Planted in full sun or partial shade, Eastern Red Cedar will easily grow on a variety of soils, including clay, but will not do well on soils kept continually moist. It is long-lived with one of the oldest trees, in Wisconsin, more than 1,200 years old. There is a stump in the Montreal Botanical Garden from a 375 year old tree. Growth may be poor in landscapes which are over-irrigated.
Plants are difficult to transplant due to a coarse root system, except when quite small. Larger plants can be transplanted if they are root pruned prior to moving them. Water until well-established and then, except for pruning, forget about the tree. It performs admirably with no care, even on alkaline soil and along the coast. Trees often grow on limestone soil in their native habitat.

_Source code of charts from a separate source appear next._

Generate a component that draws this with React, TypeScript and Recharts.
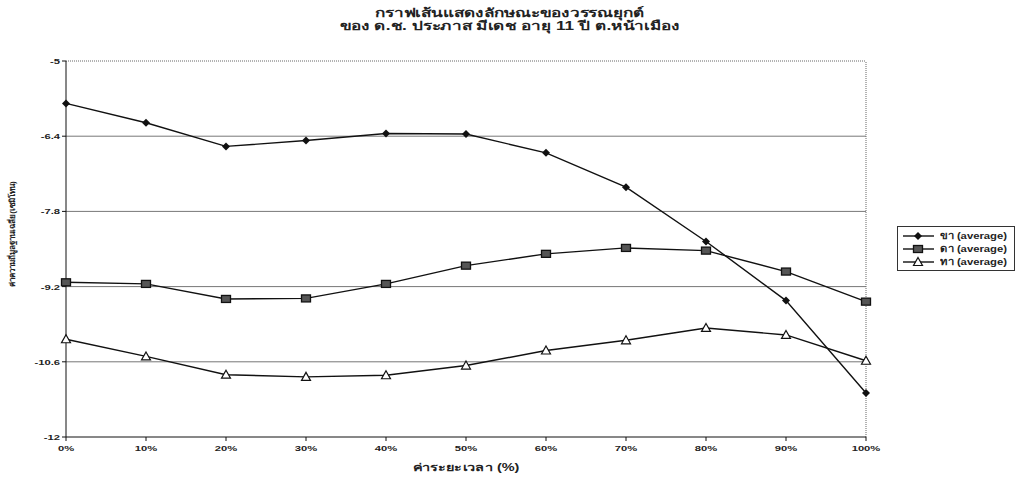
import { Label, Legend, Line, LineChart, ReferenceLine, XAxis, YAxis } from 'recharts'

const TIME_PCT = [0, 10, 20, 30, 40, 50, 60, 70, 80, 90, 100]
const KHA = [-5.79, -6.15, -6.59, -6.48, -6.35, -6.36, -6.71, -7.35, -8.36, -9.46, -11.18]
const DA = [-9.12, -9.15, -9.43, -9.42, -9.15, -8.81, -8.59, -8.48, -8.53, -8.92, -9.48]
const THA = [-10.18, -10.5, -10.84, -10.88, -10.85, -10.67, -10.39, -10.2, -9.97, -10.1, -10.58]
const Y_TICKS = [-5, -6.4, -7.8, -9.2, -10.6, -12]
const GRID_VALUES = [-6.4, -7.8, -9.2, -10.6]
const SERIES_NAMES = ['ขา (average)', 'ดา (average)', 'ทา (average)']

const data = TIME_PCT.map((t, i) => ({ t, kha: KHA[i], da: DA[i], tha: THA[i] }))

const FONT = '"Liberation Sans", Arial, sans-serif'
// the scanned figure is stretched sideways, so text gets widened a bit
const STRETCH = 1.4

function Diamond({ cx, cy }: any) {
  if (cx == null || cy == null) return null
  return <path d={`M${cx},${cy - 4}L${cx + 4},${cy}L${cx},${cy + 4}L${cx - 4},${cy}Z`} fill="#111" />
}

function Square({ cx, cy }: any) {
  if (cx == null || cy == null) return null
  return <rect x={cx - 4.5} y={cy - 3.5} width={9} height={7} fill="#555" stroke="#111" strokeWidth={1.3} />
}

function Triangle({ cx, cy }: any) {
  if (cx == null || cy == null) return null
  return <path d={`M${cx},${cy - 4.5}L${cx + 4.5},${cy + 3.5}L${cx - 4.5},${cy + 3.5}Z`} fill="#fff" stroke="#111" strokeWidth={1.2} />
}

const MARKERS = [Diamond, Square, Triangle]

function XTick({ x, y, payload }: any) {
  return (
    <text
      x={x}
      y={y + 8}
      textAnchor="middle"
      transform={`translate(${x},0) scale(${STRETCH},1) translate(${-x},0)`}
      fontFamily={FONT}
      fontWeight="bold"
      fontSize={8}
      fill="#222"
    >
      {`${payload.value}%`}
    </text>
  )
}

function YTick({ x, y, payload }: any) {
  return (
    <text
      x={x}
      y={y + 3}
      textAnchor="end"
      transform={`translate(${x},0) scale(${STRETCH},1) translate(${-x},0)`}
      fontFamily={FONT}
      fontWeight="bold"
      fontSize={8}
      fill="#222"
    >
      {payload.value}
    </text>
  )
}

function XTitle() {
  const cx = 466
  return (
    <text
      x={cx}
      y={471}
      textAnchor="middle"
      transform={`translate(${cx},0) scale(1.45,1) translate(${-cx},0)`}
      fontFamily={FONT}
      fontWeight="bold"
      fontSize={10}
      fill="#222"
    >
      ค่าระยะเวลา (%)
    </text>
  )
}

function YTitle() {
  const cx = 12
  const cy = 234
  return (
    <text
      x={cx}
      y={cy}
      transform={`rotate(-90, ${cx}, ${cy})`}
      textAnchor="middle"
      dominantBaseline="central"
      fontFamily={FONT}
      fontWeight="bold"
      fontSize={8}
      fill="#222"
    >
      ค่าความถี่มูลฐานเฉลี่ย(เซมิโทน)
    </text>
  )
}

function LegendBox() {
  return (
    <div
      style={{
        marginLeft: 31,
        width: 118,
        border: '1px solid #333',
        padding: '2px 0 2px 4px',
        fontFamily: FONT,
        fontWeight: 'bold',
        fontSize: 9,
        color: '#222',
        boxSizing: 'border-box',
      }}
    >
      {SERIES_NAMES.map((name, i) => {
        const M = MARKERS[i]
        return (
          <div key={name} style={{ display: 'flex', alignItems: 'center', height: 13 }}>
            <svg width={33} height={12} style={{ marginRight: 5 }}>
              <line x1={1} y1={6} x2={32} y2={6} stroke="#111" strokeWidth={1.4} />
              <M cx={16} cy={6} />
            </svg>
            <span style={{ display: 'inline-block', transform: 'scaleX(1.25)', transformOrigin: '0 50%' }}>{name}</span>
          </div>
        )
      })}
    </div>
  )
}

export default function App() {
  return (
    <div style={{ position: 'relative', width: 1019, height: 478, background: '#fff' }}>
      <style>{'body{margin:0;background:#fff}'}</style>
      <div
        style={{
          position: 'absolute',
          top: 7,
          left: 0,
          width: 1019,
          textAlign: 'center',
          fontFamily: FONT,
          fontWeight: 'bold',
          fontSize: 12,
          lineHeight: '13px',
          color: '#222',
          transform: 'scaleX(1.43)',
          transformOrigin: '509px 0',
        }}
      >
        <div>กราฟเส้นแสดงลักษณะของวรรณยุกต์</div>
        <div>ของ ด.ช. ประภาส มีเดช อายุ 11 ปี ต.หน้าเมือง</div>
      </div>
      <div style={{ position: 'absolute', left: 0, top: 0 }}>
        <LineChart width={1019} height={478} data={data} margin={{ top: 61, right: 2, bottom: 0, left: 10 }}>
          {GRID_VALUES.map((v) => (
            <ReferenceLine key={v} y={v} stroke="#777" strokeWidth={1} />
          ))}
          <ReferenceLine y={-5} stroke="#666" strokeDasharray="1 1" />
          <ReferenceLine x={100} stroke="#666" strokeDasharray="1 1" />
          <XAxis
            dataKey="t"
            type="number"
            domain={[0, 100]}
            ticks={TIME_PCT}
            height={41}
            stroke="#111"
            tickSize={4}
            tick={<XTick />}
            interval={0}
          >
            <Label content={<XTitle />} />
          </XAxis>
          <YAxis
            type="number"
            domain={[-12, -5]}
            ticks={Y_TICKS}
            width={56}
            stroke="#111"
            tickSize={4}
            interval={0}
            tick={<YTick />}
          >
            <Label content={<YTitle />} />
          </YAxis>
          <Legend
            layout="vertical"
            align="right"
            verticalAlign="middle"
            wrapperStyle={{ width: 151, top: 226 }}
            content={() => <LegendBox />}
          />
          <Line dataKey="kha" name={SERIES_NAMES[0]} stroke="#111" strokeWidth={1.4} dot={<Diamond />} isAnimationActive={false} />
          <Line dataKey="da" name={SERIES_NAMES[1]} stroke="#111" strokeWidth={1.4} dot={<Square />} isAnimationActive={false} />
          <Line dataKey="tha" name={SERIES_NAMES[2]} stroke="#111" strokeWidth={1.4} dot={<Triangle />} isAnimationActive={false} />
        </LineChart>
      </div>
    </div>
  )
}
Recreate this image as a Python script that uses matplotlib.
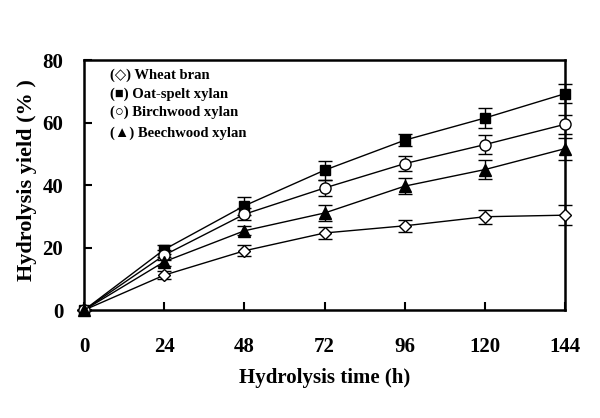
import matplotlib.pyplot as plt

plt.rcParams['font.family'] = ['Liberation Serif', 'DejaVu Serif']
plt.rcParams['font.weight'] = 'bold'

time_h = [0, 24, 48, 72, 96, 120, 144]

wheat = [0, 11.2, 19.0, 24.7, 27.0, 29.9, 30.4]
wheat_err = [0, 1.2, 1.8, 1.8, 2.0, 2.2, 3.3]
oat = [0, 19.4, 33.4, 44.8, 54.4, 61.5, 69.3]
oat_err = [0, 1.5, 2.8, 3.0, 2.0, 3.3, 3.0]
birch = [0, 17.6, 30.7, 39.1, 46.9, 53.0, 59.5]
birch_err = [0, 1.5, 2.0, 2.5, 2.5, 3.0, 3.0]
beech = [0, 15.5, 25.4, 31.1, 39.7, 45.0, 51.7]
beech_err = [0, 1.5, 1.5, 2.5, 2.5, 3.0, 3.5]

labels = ['(\u25c7) Wheat bran', '(\u25a0) Oat-spelt xylan',
          '(\u25cb) Birchwood xylan', '(\u25b2) Beechwood xylan']

fig = plt.figure(figsize=(6, 4.18), dpi=100)
ax = fig.add_axes([0.14, 0.258, 0.802, 0.598])

series = [
    (wheat, wheat_err, 'D', 'white', 6.5),
    (oat, oat_err, 's', 'black', 7.5),
    (birch, birch_err, 'o', 'white', 8),
    (beech, beech_err, '^', 'black', 8),
]
for vals, err, mk, fc, ms in series:
    ax.errorbar(time_h, vals, yerr=err, color='black', lw=1, marker=mk,
                markersize=ms, markerfacecolor=fc, markeredgecolor='black',
                markeredgewidth=1, capsize=5, elinewidth=1, capthick=1,
                clip_on=False, zorder=3)

ax.set_xlim(0, 144)
ax.set_ylim(0, 80)
ax.set_xticks(time_h)
ax.set_yticks([0, 20, 40, 60, 80])
ax.tick_params(direction='in', length=6, width=1.5, labelsize=15)
ax.tick_params(axis='x', pad=19)
ax.tick_params(axis='y', pad=15)
for s in ax.spines.values():
    s.set_linewidth(1.8)

ax.set_xlabel('Hydrolysis time (h)', fontsize=15, fontweight='bold', labelpad=8)
ax.set_ylabel('Hydrolysis yield (% )', fontsize=16, fontweight='bold')
ax.yaxis.set_label_coords(-0.097, 0.52)

for i, lab in enumerate(labels):
    ax.text(0.055, 0.938 - i * 0.073 - (0.012 if i == 3 else 0), lab,
            transform=ax.transAxes, fontsize=10.5, fontweight='bold', va='center')

plt.savefig('out.png', dpi=100)
plt.close()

Natural habitat is dry and windy with full sun exposure. It looks best in an open site with no shade during the day. This allows the foliage to dry quickly in the morning and helps prevent foliage disease from thinning the canopy. A well-drained soil is essential for good growth. Wet soil rots the roots and causes plant decline.
There may be local restrictions on planting this tree near apple orchards because it is the alternate host for cedar-apple rust. Pruning to a single leader helps prevent breakage in ice storms and other storms. Do this by removing leaders that compete with the one you have chosen to become the main leader.
Male trees generate copious amounts of pollen which cause significant allergy problems for many people; female trees produce fruit but no pollen. Female cultivars include: ‘Canaertii’, ‘Chamberlaynii’, ‘Pendula Chamberlaynii’, and ‘Pendula Virdis’; male cultivars include ‘Burkii’, ‘Cupressifolia’, ‘Filifera’, ‘Hillspire’, ‘Prostrata Silver’, ‘Silver’, and ‘Tripartita’.
I (Dr. Gilman) have not been able to figure out why we have not embraced this versatile tree more in American landscapes. Why search off the continent for ornamental and environmentally friendly plants when we have a great one right here at home. There are many opportunities to select outstanding cultivars or use the ones we already have.
This tree makes a wonderful street tree and has performed well in this role in some communities, especially along the coast.
Plants serve as hosts for swedner’s hairstreak (Mitoura gryneus swedneri) butterfly larvae. The fruit is eaten by robbins, bluebirds, cedar waxwings and mockingbirds, among others.